Escrito por: Luis Horta
Parafraseada, citada y referenciada innumerables veces, “La pasión de Juana de Arco” ha sido considerada una de las obras más importantes de Carl Theodor Dreyer. Y precisamente esa condición de “clásico” la ha supeditado a un lugar canónico en el que sus cualidades revolucionarias se ven muchas veces aminoradas. Vista a casi 90 años de su estreno, la película conserva una inquietante vigencia, tanto por su forma como en su discurso.
Dreyer toma como hilo narrativo un hecho verídico ocurrido en 1431, en el cual una joven campesina de 19 años fue sometida a juicio y luego condenada a la hoguera acusada de herejía. La muchacha había vivido una experiencia espiritual, en la cual el Arcángel Gabriel la instaba a expulsar a los ingleses del territorio francés, con lo cual se enrola en el ejército para ir al campo de batalla. Esta historia de fe es menospreciada por el tribunal inquisidor, ejerciendo sobre ella una forma de poder que interpela su convicción espiritual, aun cuando no pueden comprobar falsedad alguna en las declaraciones de Juana.
Dreyer enfatiza en la legitimidad de un discurso que es enfrentado en el espacio público, dividiendo el mundo entre “correctos” y “equivocados” con el único objetivo de establecer una verdad hegemónica.

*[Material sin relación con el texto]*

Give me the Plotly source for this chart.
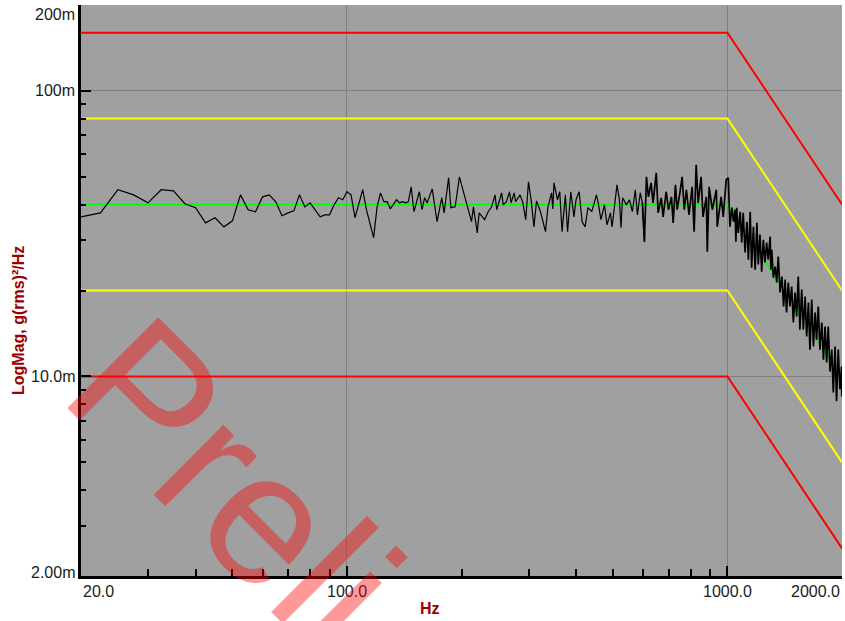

El cuestionamiento que propone Dreyer es también hacia una sociedad que subordina la corrección social a un simulacro de moralidad, aludiendo la hipocresía representada en la ley del jurado inquisidor, quienes interpelan la soberanía de un sujeto. La defensa de la autonomía de pensamiento, es enfrentada a la tiranía de la corrección política, para lo cual el cineasta despliega un tratamiento estético aparentemente realista gracias a una narración cronológica y lineal, que busca reconstruir el juicio únicamente valiéndose de planos detalle y primeros planos, aumentando la sensación de agobio y acoso. La interpretación de Juana, a cargo de la actriz suicida María Falconetti, expresa con delicadeza el dramatismo de la injusticia, entregando pequeños gestos y miradas en un rostro que adquiere una carga pictórica expresionista, rompiendo así con el aparente realismo del testimonio. Esta sensación de irrealidad también se encuentra en el trabajo escenográfico, a cargo del director de arte Hermann Warm, el mismo que realizara los decorados para el clásico “El gabinete del doctor Caligari”, y que en esta película sobrecarga los tonos blancos para establecer una espacialidad inquietante. El uso de planos cerrados aumenta esta atmósfera minimalista, retratando de manera eficaz el agobio subjetivo del personaje, en un recurso también muy utilizado por el expresionismo, apoyado en las angulaciones obtusas, los horizontes caídos y la escasez de perspectivas, todo ello a partir del sugerente tratamiento dado por el director de fotografía Rudolph Maté. Ambas capas, realismo y expresionismo, conviven en una alegoría poética sobre este mundo hostil.
Sus exploraciones sobre la intolerancia, la moral y la existencia humana desde una perspectiva de la trascendencia, se entroncan con los procesos históricos que experimenta Europa durante la primera mitad del siglo XX, penetrando en la condición psicológica de una comunidad derruida, atisbando un sistema ideológico fundado en el odio, capaz de proscribir por medio de la eliminación física, la existencia de un “otro”. En 1928, año en que se realiza este film, Dreyer ya era un reputado cineasta que incluso había sido contratado por los estudios alemanes UFA, con amplia fama en Francia y su natal Dinamarca. Sin embargo, en “La pasión de Juana de Arco”, opta por radicalizar su propuesta fílmica iniciando una etapa mucho más personal que comercial, y en que se destacarán también películas posteriores, como “Vampyr” (1932) y “Dies Irae” (1943), y que serán una fuerte influencia para cineastas modernos tales como Jean Luc Godard, Ingmar Bergman o François Truffaut, solo por nombrar a algunos.